A bit later Lane asks,

“So, when Paul talks about justification being not by works of the law, is he excluding all works done by faith or without faith, or is he only excluding some works? Is he excluding obedience from that?”

I was talking about the unfallen Adam. If Adam had stood the test, it would have been through the instrumentality of faith-animated obedience, graciously given by God. We, however, are fallen, and God does not justify us on the basis of raw, autonomous works, and He does not justify us on the basis of Spirit-animated obedience. He justifies us through the instrumentality of Spirit-animated faith, a faith which continues, after the initial moment of justification, to be animated in obedience.

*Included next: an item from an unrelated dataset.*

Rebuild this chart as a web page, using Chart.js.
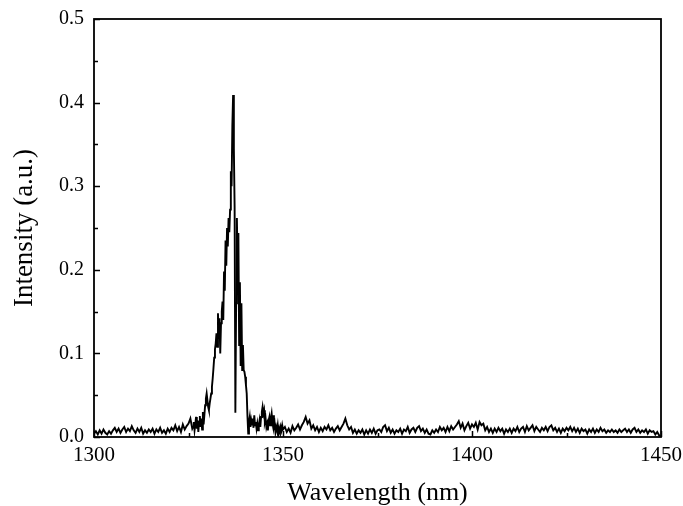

Lane also asked for my take on Romans 2:13, which says, “For not the hearers of the law [are] just before God, but the doers of the law shall be justified” (Rom. 2:13). “Is this a statement that says that people will actually be justified on the final day by works, or does it mean ‘do this and live,’ a hypothetical but realistically impossible schema”? Actually, I would take neither option. I see this as saying that only doers of the law are justified, but this does not mean that Paul is here giving the reason why they are justified. The ground of our justification is the imputed righteousness of Jesus Christ, both active and passive, plus nothing. Least that’s what I hear from Mark “Charlie” T, and he is a touchstone of orthodoxy for some, as I hear it. The recipients of this justification are those who receive it through the instrumentality of faith, faith alone, meaning faith considered as being all by its lonesome. This faith that is considered-as-all-alone-for-purposes-of-justification turns out not to be alone, but in every instance does the law — not perfectly (which is what it would have to do for justification), but genuinely nonetheless. Faith without obedience is dead.